There was a moment leading into the climax of Batman V Superman: Dawn of Justice where I thought maybe, just maybe, the curse would be broken. Because for a shining second, I thought I had Lexurberg’s plan all figured out: basically a more malevolent version of Lex in Red Son, who upon defeating Superman via the cunning use of a note, establishes his own utopian society on Earth instead. For a second it felt like this Lex had world domination in mind, but knew Superman, Batman, and the metahumans would be his only real opposition and thus needed to destroy them first.

But, no, we just can’t have nice things. Lex’s plan came bounding back with yet another round of suckiness. While there are hints/sledgehammers at the end of the film to suggest/blatantly say that Darkseid was somehow involved, the reason that he actually cites to Lois Lane, as to why he wants to take her man down a peg or two, is that his father used to beat him as a child and Superman or God never saved him, so fuck off Superman or God. Why should the world revere a hero if that hero wasn’t there to save Lex when he needed a hero?

That’s literally Lex’s entire evil scheme. No one ever helped him out with anything, so he’s going to turn the guy who sometimes saves stuff into a guy who sometimes kills stuff so that the world, which seems to have, at best, a mixed reaction to the guy as it is, will continue to have a mixed reaction to him. Until we hear about Darkseid.. sorry, bells being rang, we don’t even get any sort of sense that Lex has a plan of what to do when Superman kills Batman to save his own mother, if that actually happened, outside of the fact that people would be like, “Aw, Superman is a dick.”

But this is when my brain kicked in. So in this movie, Lex Luthor is presented as basically the richest guy on the planet, which skews pretty normal for him in most formats, this much is true. This Lex is so rich he can literally force feed Jolly Ranchers to vague high ranking intelligence personnel and get menacingly “seductive” right up in the face of a sitting senator. He’s so rich that he can manufacture special metals just to make bullets that can be traced directly back to him and then be like, “yeah well IDGAF.”

So basically, the entire motivation for Lex Luthor in Batman V Superman: Dawn of Justice is that if he didn’t get a hero for his birthday as a child, no one gets any heroes or any damn ice cream either. #NotAllPeopleInTrouble, says a sad, broken Lex Luthor. What are we all supposed to do? Just share this dude in spandex who comes when we scream?
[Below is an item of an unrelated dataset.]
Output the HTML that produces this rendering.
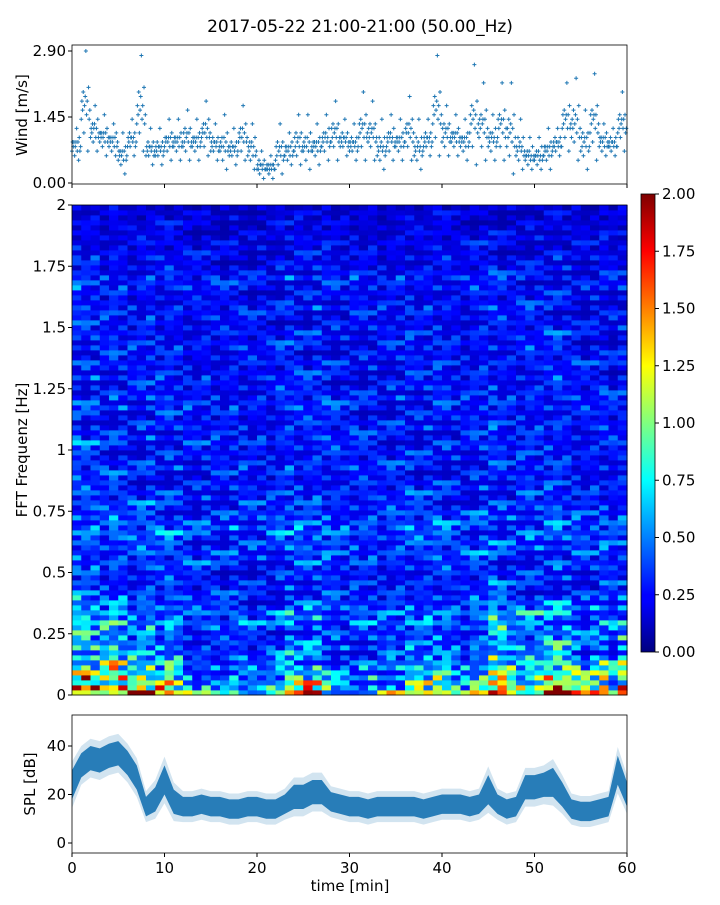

Lex Luthor is a man who has shielded himself from the abuse that he suffered as a child within a fortress of his own privilege. Not even a privilege like the kind we talk about more often these days like white or male or earthling. He’s got the old school, actual definition of the word type, the kind that suggests maybe he didn’t get the death penalty even though he BLEW UP THE U.S. CAPITOL BUILDING and created an indestructible alien hybrid monster, because his lawyers pled Affluenza. But it’s not just wealth, it’s influence, power. Not unlike the way Doomsday takes the energy that comes to it and rebuilds itself as more and more of a monster, Lex has taken his pain and rebuilt himself into someone who stands above the world and looks down on it.

Batman has existed for twenty years in this version of Gotham, but Lex has never used him this way before, despite even knowing his identity. If he truly hates heroes, then why not lash out at one. Why not send Bruce up against Aquaman because of that time Lex’s father held his head in the water to ‘teach him how to swim’? Why not pit Selena K— sorry, Diana Prince against him in a hacker challenge before?

Unlike all the other metahumans, Superman is a real threat to Lex because he’s the only one who Lex could see as a potential equal. Superman can stand next to everything Lex has built, and he does so while seeming to come from out of nowhere. Not a dime of Luthor’s fortune, not a piece of any of the metals he’s crafted or buildings he owns can keep Superman from flying at his height. Lex is afraid of Clark because he knows that if he wanted to, he could easily pull back all of his layers and present the scared little boy that he is. Lex Luthor sees Superman as his equal, which is why he also sees him as his oppressor.